* Data:
═══

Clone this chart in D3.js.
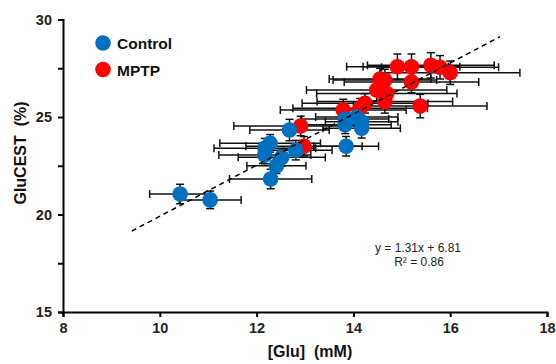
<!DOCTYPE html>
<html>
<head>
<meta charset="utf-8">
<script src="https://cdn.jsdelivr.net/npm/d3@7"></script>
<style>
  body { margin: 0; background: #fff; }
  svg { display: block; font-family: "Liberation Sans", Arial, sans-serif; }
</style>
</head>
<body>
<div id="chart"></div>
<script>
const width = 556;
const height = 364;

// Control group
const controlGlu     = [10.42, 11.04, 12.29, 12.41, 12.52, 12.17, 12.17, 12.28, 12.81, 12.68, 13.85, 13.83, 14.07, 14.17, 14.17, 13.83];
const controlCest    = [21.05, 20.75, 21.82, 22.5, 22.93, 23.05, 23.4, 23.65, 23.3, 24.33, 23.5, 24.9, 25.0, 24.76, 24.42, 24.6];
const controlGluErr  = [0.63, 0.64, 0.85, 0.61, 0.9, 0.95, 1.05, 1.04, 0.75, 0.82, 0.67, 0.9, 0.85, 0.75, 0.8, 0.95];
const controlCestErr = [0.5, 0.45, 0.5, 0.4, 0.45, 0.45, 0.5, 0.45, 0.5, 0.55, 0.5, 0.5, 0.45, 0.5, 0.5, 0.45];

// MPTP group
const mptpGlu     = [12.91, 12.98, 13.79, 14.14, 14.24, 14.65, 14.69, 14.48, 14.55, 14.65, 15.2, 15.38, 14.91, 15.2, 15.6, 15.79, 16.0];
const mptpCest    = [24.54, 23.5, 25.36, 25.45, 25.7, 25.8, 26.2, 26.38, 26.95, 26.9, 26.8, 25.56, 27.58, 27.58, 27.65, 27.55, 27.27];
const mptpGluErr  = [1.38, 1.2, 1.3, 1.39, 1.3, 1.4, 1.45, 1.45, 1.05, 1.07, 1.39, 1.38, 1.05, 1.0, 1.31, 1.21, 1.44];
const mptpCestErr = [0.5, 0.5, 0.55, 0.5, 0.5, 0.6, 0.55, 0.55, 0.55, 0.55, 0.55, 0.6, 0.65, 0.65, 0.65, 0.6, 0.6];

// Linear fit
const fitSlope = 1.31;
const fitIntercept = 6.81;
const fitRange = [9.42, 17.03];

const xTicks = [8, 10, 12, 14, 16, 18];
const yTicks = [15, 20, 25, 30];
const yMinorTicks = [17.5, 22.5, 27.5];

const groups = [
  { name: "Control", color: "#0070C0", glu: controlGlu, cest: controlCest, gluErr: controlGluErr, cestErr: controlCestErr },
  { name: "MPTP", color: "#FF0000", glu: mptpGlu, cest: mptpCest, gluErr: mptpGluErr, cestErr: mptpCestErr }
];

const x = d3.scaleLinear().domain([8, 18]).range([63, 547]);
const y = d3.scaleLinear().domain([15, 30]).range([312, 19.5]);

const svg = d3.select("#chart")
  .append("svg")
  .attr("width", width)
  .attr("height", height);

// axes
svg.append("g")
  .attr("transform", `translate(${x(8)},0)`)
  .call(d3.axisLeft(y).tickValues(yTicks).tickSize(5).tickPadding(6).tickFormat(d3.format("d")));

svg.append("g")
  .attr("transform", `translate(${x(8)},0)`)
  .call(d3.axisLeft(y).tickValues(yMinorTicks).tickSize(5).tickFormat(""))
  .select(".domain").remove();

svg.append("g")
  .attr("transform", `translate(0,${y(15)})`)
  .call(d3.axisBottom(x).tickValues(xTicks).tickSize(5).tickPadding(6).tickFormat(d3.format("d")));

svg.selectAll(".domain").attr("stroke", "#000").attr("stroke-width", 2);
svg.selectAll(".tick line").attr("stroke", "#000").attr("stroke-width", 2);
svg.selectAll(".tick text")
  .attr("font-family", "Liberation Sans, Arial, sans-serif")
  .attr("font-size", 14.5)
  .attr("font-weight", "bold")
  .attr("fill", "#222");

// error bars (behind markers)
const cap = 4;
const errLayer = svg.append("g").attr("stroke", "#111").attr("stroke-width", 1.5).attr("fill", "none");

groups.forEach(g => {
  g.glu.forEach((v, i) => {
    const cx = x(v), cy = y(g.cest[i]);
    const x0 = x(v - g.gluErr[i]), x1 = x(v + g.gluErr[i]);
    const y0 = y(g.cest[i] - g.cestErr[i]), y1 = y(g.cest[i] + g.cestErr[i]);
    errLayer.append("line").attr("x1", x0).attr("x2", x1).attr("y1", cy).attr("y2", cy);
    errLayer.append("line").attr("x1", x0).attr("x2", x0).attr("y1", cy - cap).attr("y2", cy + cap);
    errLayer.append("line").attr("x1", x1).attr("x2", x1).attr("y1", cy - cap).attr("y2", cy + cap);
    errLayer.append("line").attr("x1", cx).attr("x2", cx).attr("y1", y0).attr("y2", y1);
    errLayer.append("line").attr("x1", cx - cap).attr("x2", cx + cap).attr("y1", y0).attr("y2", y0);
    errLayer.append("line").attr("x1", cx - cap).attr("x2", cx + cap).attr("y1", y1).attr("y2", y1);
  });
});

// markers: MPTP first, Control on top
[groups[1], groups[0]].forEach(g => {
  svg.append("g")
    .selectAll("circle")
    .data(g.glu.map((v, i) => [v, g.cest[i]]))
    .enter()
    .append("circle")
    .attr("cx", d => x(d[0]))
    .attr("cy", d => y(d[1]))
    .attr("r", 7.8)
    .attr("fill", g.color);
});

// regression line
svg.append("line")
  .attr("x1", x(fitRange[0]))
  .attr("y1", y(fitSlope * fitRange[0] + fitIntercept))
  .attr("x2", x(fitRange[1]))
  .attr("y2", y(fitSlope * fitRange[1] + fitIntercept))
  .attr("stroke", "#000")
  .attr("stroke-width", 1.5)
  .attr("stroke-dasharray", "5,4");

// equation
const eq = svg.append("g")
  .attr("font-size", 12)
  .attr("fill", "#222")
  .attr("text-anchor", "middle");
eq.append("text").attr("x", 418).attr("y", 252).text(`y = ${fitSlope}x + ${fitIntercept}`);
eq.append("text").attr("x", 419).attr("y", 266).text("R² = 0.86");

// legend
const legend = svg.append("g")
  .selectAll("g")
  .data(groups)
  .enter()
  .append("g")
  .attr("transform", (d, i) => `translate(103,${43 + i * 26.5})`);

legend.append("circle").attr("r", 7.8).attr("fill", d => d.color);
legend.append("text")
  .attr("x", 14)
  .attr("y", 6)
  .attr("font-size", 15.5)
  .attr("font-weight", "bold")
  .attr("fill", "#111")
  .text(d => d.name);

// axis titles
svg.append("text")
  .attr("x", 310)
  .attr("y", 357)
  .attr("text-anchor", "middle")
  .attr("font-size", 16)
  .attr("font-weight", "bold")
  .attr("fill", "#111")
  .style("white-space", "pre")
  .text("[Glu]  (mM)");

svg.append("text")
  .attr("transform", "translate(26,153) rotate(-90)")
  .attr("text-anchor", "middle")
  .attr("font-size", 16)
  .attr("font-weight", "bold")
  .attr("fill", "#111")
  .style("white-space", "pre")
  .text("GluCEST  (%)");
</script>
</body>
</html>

═══

* Your objective:
Reproduce the data above word for word from its first line through the line that holds "const yMinorTicks = [17.5, 22.5, 27.5];", both ends included; skip pictures.

* Task output:
Clone this chart in D3.js.
<!DOCTYPE html>
<html>
<head>
<meta charset="utf-8">
<script src="https://cdn.jsdelivr.net/npm/d3@7"></script>
<style>
  body { margin: 0; background: #fff; }
  svg { display: block; font-family: "Liberation Sans", Arial, sans-serif; }
</style>
</head>
<body>
<div id="chart"></div>
<script>
const width = 556;
const height = 364;

// Control group
const controlGlu     = [10.42, 11.04, 12.29, 12.41, 12.52, 12.17, 12.17, 12.28, 12.81, 12.68, 13.85, 13.83, 14.07, 14.17, 14.17, 13.83];
const controlCest    = [21.05, 20.75, 21.82, 22.5, 22.93, 23.05, 23.4, 23.65, 23.3, 24.33, 23.5, 24.9, 25.0, 24.76, 24.42, 24.6];
const controlGluErr  = [0.63, 0.64, 0.85, 0.61, 0.9, 0.95, 1.05, 1.04, 0.75, 0.82, 0.67, 0.9, 0.85, 0.75, 0.8, 0.95];
const controlCestErr = [0.5, 0.45, 0.5, 0.4, 0.45, 0.45, 0.5, 0.45, 0.5, 0.55, 0.5, 0.5, 0.45, 0.5, 0.5, 0.45];

// MPTP group
const mptpGlu     = [12.91, 12.98, 13.79, 14.14, 14.24, 14.65, 14.69, 14.48, 14.55, 14.65, 15.2, 15.38, 14.91, 15.2, 15.6, 15.79, 16.0];
const mptpCest    = [24.54, 23.5, 25.36, 25.45, 25.7, 25.8, 26.2, 26.38, 26.95, 26.9, 26.8, 25.56, 27.58, 27.58, 27.65, 27.55, 27.27];
const mptpGluErr  = [1.38, 1.2, 1.3, 1.39, 1.3, 1.4, 1.45, 1.45, 1.05, 1.07, 1.39, 1.38, 1.05, 1.0, 1.31, 1.21, 1.44];
const mptpCestErr = [0.5, 0.5, 0.55, 0.5, 0.5, 0.6, 0.55, 0.55, 0.55, 0.55, 0.55, 0.6, 0.65, 0.65, 0.65, 0.6, 0.6];

// Linear fit
const fitSlope = 1.31;
const fitIntercept = 6.81;
const fitRange = [9.42, 17.03];

const xTicks = [8, 10, 12, 14, 16, 18];
const yTicks = [15, 20, 25, 30];
const yMinorTicks = [17.5, 22.5, 27.5];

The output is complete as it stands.